▶ STATED TASK: Transcribe, exactly as they appear, the line that contains "What matplotlib code", the line that contains "9, 6, 6, 5, 1]", and every line in between, and nothing else.

▶ RECORDS TO USE:

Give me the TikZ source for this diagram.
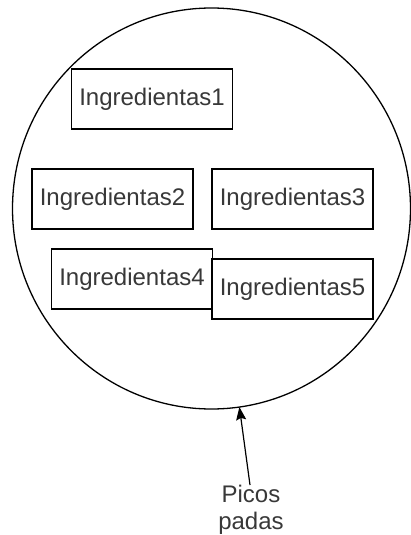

--

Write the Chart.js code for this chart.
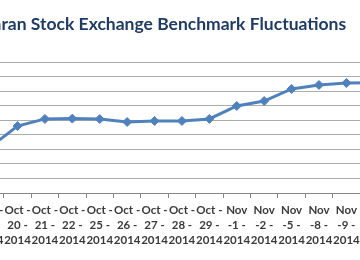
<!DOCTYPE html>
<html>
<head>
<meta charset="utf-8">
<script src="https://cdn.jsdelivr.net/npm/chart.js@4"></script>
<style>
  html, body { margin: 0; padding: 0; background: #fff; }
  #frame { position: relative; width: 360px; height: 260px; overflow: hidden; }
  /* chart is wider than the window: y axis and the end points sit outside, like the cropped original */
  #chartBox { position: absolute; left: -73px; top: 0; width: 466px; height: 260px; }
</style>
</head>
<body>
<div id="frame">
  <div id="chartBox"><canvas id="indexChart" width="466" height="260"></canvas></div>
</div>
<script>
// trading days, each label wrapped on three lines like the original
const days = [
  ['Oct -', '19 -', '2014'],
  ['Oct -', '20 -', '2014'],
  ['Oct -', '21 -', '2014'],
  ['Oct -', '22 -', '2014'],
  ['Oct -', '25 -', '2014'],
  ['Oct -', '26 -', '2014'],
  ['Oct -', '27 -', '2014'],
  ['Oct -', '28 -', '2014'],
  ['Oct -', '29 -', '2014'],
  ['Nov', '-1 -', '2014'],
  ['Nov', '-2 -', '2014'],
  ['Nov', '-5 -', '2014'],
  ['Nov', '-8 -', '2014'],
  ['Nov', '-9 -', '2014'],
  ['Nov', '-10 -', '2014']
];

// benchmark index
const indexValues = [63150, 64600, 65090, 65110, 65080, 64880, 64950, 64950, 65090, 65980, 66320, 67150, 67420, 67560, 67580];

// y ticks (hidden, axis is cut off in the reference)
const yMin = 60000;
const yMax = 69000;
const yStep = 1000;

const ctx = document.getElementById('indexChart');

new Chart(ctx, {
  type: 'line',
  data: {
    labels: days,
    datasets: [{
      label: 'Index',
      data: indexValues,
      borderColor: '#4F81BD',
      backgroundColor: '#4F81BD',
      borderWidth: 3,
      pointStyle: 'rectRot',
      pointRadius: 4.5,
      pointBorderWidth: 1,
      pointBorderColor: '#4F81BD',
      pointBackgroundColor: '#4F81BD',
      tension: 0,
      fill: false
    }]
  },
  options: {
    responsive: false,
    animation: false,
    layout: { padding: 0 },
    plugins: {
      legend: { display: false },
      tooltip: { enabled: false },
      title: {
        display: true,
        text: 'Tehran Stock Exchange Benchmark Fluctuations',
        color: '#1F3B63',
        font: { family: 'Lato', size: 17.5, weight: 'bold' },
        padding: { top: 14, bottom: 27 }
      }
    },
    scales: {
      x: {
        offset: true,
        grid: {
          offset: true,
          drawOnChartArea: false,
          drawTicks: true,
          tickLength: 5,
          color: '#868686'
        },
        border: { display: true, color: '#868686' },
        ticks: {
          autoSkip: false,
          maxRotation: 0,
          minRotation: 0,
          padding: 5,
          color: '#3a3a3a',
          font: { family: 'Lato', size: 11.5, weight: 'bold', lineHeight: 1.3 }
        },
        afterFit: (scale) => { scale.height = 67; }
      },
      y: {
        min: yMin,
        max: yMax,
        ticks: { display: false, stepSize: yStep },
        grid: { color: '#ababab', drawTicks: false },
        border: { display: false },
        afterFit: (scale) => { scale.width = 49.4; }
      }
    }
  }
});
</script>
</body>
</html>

* * *

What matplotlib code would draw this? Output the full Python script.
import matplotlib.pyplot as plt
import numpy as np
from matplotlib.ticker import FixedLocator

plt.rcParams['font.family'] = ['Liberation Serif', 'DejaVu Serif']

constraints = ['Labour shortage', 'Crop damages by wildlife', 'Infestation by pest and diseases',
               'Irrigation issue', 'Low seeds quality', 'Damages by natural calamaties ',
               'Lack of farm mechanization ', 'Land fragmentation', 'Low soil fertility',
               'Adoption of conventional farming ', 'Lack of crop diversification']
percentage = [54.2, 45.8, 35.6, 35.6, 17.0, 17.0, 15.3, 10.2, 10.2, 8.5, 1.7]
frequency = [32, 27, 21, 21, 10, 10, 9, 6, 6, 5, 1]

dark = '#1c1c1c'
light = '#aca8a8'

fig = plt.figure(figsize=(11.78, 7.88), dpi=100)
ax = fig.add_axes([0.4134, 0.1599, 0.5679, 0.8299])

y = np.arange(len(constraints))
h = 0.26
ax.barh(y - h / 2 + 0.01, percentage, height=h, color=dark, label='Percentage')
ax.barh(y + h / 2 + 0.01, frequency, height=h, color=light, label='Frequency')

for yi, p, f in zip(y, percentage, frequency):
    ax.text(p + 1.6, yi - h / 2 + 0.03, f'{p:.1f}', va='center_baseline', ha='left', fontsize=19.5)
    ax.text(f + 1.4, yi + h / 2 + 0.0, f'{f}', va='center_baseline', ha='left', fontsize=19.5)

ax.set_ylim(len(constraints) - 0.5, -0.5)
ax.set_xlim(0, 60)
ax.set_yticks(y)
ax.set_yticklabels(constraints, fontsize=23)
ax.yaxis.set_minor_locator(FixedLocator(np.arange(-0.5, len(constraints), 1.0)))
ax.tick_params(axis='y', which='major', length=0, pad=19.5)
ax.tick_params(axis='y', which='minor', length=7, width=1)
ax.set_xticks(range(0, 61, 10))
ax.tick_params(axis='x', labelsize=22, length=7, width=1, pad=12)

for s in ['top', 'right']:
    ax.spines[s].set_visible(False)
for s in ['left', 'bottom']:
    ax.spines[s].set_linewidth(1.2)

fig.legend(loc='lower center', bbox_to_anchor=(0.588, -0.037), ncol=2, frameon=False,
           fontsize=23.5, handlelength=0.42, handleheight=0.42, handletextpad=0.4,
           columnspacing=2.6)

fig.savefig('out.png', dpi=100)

▶ SOLVED PROBLEM:
What matplotlib code would draw this? Output the full Python script.
import matplotlib.pyplot as plt
import numpy as np
from matplotlib.ticker import FixedLocator

plt.rcParams['font.family'] = ['Liberation Serif', 'DejaVu Serif']

constraints = ['Labour shortage', 'Crop damages by wildlife', 'Infestation by pest and diseases',
               'Irrigation issue', 'Low seeds quality', 'Damages by natural calamaties ',
               'Lack of farm mechanization ', 'Land fragmentation', 'Low soil fertility',
               'Adoption of conventional farming ', 'Lack of crop diversification']
percentage = [54.2, 45.8, 35.6, 35.6, 17.0, 17.0, 15.3, 10.2, 10.2, 8.5, 1.7]
frequency = [32, 27, 21, 21, 10, 10, 9, 6, 6, 5, 1]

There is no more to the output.